Polynomial functions are expressions that consist of variables, coefficients, and exponents arranged in terms. For example, the given function in the exercise, \( h(x) = 4x^4 - 3x^2 + 3x - 1 \), is a polynomial function of degree 4 because the highest power of the variable \( x \) is 4.
Here are some characteristics of polynomial functions:

• The coefficients (such as 4, -3, 3, and -1) are real numbers.
• The exponents of the variable \( x \) are non-negative integers.
• Polynomial functions are continuous and smooth, meaning they have no breaks or sharp corners in their graphs.

Understanding polynomial functions is crucial for solving and simplifying algebraic equations efficiently.

The substitution method involves replacing a variable with a given value. In this exercise, we are asked to find \( h\big(\frac{1}{2}\big) \).
This means we will substitute \( x = \frac{1}{2} \) into the function \( h(x) = 4x^4 - 3x^2 + 3x - 1 \) and then simplify.
Here’s a step-by-step overview:

• Identify the function and the given value (in this case, \( x = \frac{1}{2} \)).
• Replace every occurrence of the variable in the function with the given value.
• Simplify the resulting expression to find the value of the function at that specific point.

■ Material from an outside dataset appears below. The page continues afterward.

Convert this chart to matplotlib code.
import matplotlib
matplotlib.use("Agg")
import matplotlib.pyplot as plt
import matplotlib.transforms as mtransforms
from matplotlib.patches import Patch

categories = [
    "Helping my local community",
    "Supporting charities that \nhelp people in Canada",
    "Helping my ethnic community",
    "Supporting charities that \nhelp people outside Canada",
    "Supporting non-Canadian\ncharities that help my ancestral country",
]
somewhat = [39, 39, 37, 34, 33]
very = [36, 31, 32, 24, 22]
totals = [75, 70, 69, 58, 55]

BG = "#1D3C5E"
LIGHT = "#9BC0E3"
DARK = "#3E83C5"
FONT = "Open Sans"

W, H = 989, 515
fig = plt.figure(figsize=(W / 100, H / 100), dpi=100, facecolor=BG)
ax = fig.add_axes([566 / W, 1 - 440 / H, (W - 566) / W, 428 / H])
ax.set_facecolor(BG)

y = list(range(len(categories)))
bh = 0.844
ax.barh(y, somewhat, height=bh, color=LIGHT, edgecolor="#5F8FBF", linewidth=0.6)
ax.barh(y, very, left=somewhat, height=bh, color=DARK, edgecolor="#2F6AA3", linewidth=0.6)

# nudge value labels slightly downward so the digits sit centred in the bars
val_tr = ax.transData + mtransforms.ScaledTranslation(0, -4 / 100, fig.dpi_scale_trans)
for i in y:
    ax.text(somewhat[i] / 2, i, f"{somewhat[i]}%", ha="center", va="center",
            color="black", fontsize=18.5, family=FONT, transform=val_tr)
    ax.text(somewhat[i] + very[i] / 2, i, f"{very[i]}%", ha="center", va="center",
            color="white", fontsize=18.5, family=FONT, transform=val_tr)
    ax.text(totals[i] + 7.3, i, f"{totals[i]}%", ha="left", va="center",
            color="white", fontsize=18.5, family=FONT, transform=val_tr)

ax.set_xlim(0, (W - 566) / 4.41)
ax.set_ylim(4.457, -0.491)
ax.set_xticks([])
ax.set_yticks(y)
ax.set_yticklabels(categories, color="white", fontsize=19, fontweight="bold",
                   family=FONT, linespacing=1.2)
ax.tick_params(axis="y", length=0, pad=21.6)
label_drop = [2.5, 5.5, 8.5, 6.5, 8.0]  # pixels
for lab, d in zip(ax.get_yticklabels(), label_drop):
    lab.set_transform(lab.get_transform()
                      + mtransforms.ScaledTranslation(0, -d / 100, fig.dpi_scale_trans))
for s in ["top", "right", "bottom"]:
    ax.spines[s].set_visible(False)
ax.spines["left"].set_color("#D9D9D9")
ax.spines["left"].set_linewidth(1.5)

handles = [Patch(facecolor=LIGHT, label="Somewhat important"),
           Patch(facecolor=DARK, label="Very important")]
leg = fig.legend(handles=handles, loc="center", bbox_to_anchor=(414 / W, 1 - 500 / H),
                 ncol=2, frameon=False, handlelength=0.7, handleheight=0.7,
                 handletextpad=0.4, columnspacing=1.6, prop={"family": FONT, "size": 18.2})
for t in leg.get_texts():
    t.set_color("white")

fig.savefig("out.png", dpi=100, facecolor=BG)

This method is straightforward and particularly useful for evaluating functions at specific values.

Simplifying expressions is the process of performing arithmetic operations to reduce an expression to its simplest form. After substituting \( x = \frac{1}{2} \) in the function, the expression \( 4 \big(\frac{1}{2}\big)^4 - 3 \big(\frac{1}{2}\big)^2 + 3 \big(\frac{1}{2}\big) - 1 \) needs to be simplified.
Follow these steps for simplification:

• Calculate each term individually (e.g., \( \big(\frac{1}{2}\big)^4 = \frac{1}{16} \)).
• Apply the coefficients to these calculated values (e.g., \( 4 \times \frac{1}{16} = \frac{1}{4} \)).
• Combine like terms by finding a common denominator, if necessary.
• Simplify the final expression to get the evaluated result (in this case, it simplifies to 0).

Through simplification, we avoid complex fractions and get a clear, final value.

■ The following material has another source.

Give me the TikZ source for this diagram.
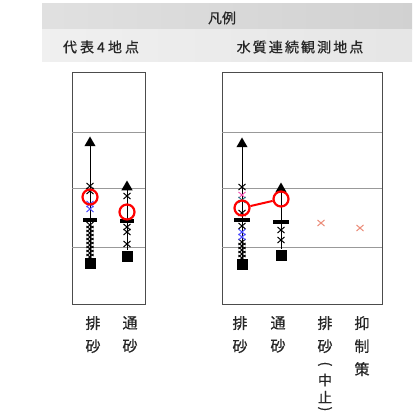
\documentclass[tikz,border=0pt]{standalone}
\usepackage{fontspec}
\newfontfamily\cjk[FakeBold=0.6]{Noto Sans CJK JP}
\usetikzlibrary{shapes.geometric}
\begin{document}
\begin{tikzpicture}[x=1pt,y=-1pt,
  hdr/.style={font=\cjk\fontsize{14}{16}\selectfont, text=black!85, inner sep=0pt},
  vlab/.style={font=\cjk\fontsize{15}{23}\selectfont, align=center, text=black!85, inner sep=0pt, anchor=north},
  vch/.style={font=\cjk\fontsize{14}{16}\selectfont, text=black!85, inner sep=0pt},
  vpar/.style={font=\cjk\fontsize{14}{16}\selectfont, text=black!85, inner sep=0pt, rotate=-90},
  frame/.style={draw=black!70, line width=0.8pt},
  grid/.style={draw=black!40, line width=0.7pt},
  tri/.style={regular polygon, regular polygon sides=3, fill=black, inner sep=0pt, minimum size=13pt},
  sq/.style={rectangle, fill=black, inner sep=0pt, minimum size=11pt},
  ring/.style={circle, draw=red, line width=2.2pt, inner sep=0pt, minimum size=15pt},
  stem/.style={draw=black, line width=1pt},
  bar/.style={draw=black, line width=3.2pt},
  xm/.style={draw=black, line width=1pt},
  pinkx/.style={draw=red!50!brown!60, line width=1pt}
]
\useasboundingbox (0,0) rectangle (417,414);
% header bands
\shade[left color=black!12, right color=black!18] (42,4) rectangle (412,30);
\shade[left color=black!6, right color=black!10] (42,30) rectangle (412,62);
\node[hdr] (legend) at (222,18) {凡例};
\node[hdr] (rep) at (101,47) {\addfontfeature{LetterSpace=22}代表4地点};
\node[hdr] (cont) at (300,47) {\addfontfeature{LetterSpace=15}水質連続観測地点};
% frames
\node[frame, minimum width=73pt, minimum height=232pt, inner sep=0pt, fill=white] (boxL) at (108.5,188) {};
\node[frame, minimum width=160pt, minimum height=232pt, inner sep=0pt, fill=white] (boxR) at (302,188) {};
\foreach \yy in {132,188,247}{
  \draw[grid] ([xshift=0.4pt]boxL.west |- 0,\yy) -- ([xshift=-0.4pt]boxL.east |- 0,\yy);
  \draw[grid] ([xshift=0.4pt]boxR.west |- 0,\yy) -- ([xshift=-0.4pt]boxR.east |- 0,\yy);
}
% cross macro
\def\xmark#1#2#3{\draw[#3] (#1-3.5,#2-3) -- (#1+3.5,#2+3) (#1-3.5,#2+3) -- (#1+3.5,#2-3);}
% ---- left box column 1
\node[tri] (l1t) at (90,143) {};
\node[sq] (l1s) at (90,263) {};
\draw[stem] (l1t) -- (l1s);
\foreach \yy in {186,191}{\xmark{90}{\yy}{xm}}
\foreach \yy in {204,209}{\xmark{90}{\yy}{draw=blue!70, line width=1pt}}
\foreach \yy in {225,229,233,237,241,245,249,253,257}{\xmark{90}{\yy}{xm}}
\draw[bar] (83,220) -- (97,220);
\node[ring] (l1c) at (90,197) {};
% ---- left box column 2
\node[tri] (l2t) at (127,187) {};
\node[sq] (l2s) at (127,256) {};
\draw[stem] (l2t) -- (l2s);
\foreach \yy in {196,227,232,244}{\xmark{127}{\yy}{xm}}
\draw[bar] (120,221) -- (134,221);
\node[ring] (l2c) at (127,212) {};
% ---- right box column 1
\node[tri] (r1t) at (242,144) {};
\node[sq] (r1s) at (242,264) {};
\draw[stem] (r1t) -- (r1s);
\xmark{242}{187}{xm}
\xmark{242}{195}{draw=magenta!70, line width=0.9pt}
\xmark{242}{200}{draw=teal, line width=0.9pt}
\foreach \yy in {213,226,242,246,250,254,258}{\xmark{242}{\yy}{xm}}
\foreach \yy in {232,237}{\xmark{242}{\yy}{draw=blue!70, line width=1pt}}
\draw[bar] (234,220) -- (250,220);
% ---- right box column 2
\node[tri] (r2t) at (281,189) {};
\node[sq] (r2s) at (281,255) {};
\draw[stem] (r2t) -- (r2s);
\foreach \yy in {230,240}{\xmark{281}{\yy}{xm}}
\draw[bar] (273,222) -- (289,222);
\node[ring] (r1c) at (242,208) {};
\node[ring] (r2c) at (281,199) {};
\draw[draw=red, line width=2pt] (r1c) -- (r2c);
% pink crosses
\xmark{321}{223}{pinkx}
\xmark{360}{228}{pinkx}
% bottom labels
\node[vlab] (a1) at (93,316) {排\\砂};
\node[vlab] (a2) at (130,316) {通\\砂};
\node[vlab] (b1) at (240,316) {排\\砂};
\node[vlab] (b2) at (278,316) {通\\砂};
\node[vlab] (b3) at (325,316) {排\\砂};
\node[vpar] (b3p) at (325,364) {(};
\node[vch] (b3c) at (325,380) {中};
\node[vch] (b3d) at (325,397) {止};
\node[vpar] (b3q) at (325,409) {)};
\node[vlab] (b4) at (362,316) {抑\\制\\策};
\end{tikzpicture}
\end{document}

Rational numbers are numbers that can be expressed as the ratio of two integers, where the denominator is not zero. Examples include fractions like \( \frac{1}{2} \) or whole numbers like 4 (which can be written as \( \frac{4}{1} \)).
In this exercise, we work extensively with rational numbers while evaluating and simplifying the function. For instance, \( \big(\frac{1}{2}\big)^4 = \frac{1}{16} \) and similarly:\[ -3 \times \frac{1}{4} = -\frac{3}{4} \]

Some key points about rational numbers include:
• They can be positive, negative, or zero.
• They are closed under addition, subtraction, multiplication, and division (except by zero).
• Their decimal representation either terminates or repeats.

Understanding rational numbers is key for performing arithmetic operations involved in function evaluation and simplification.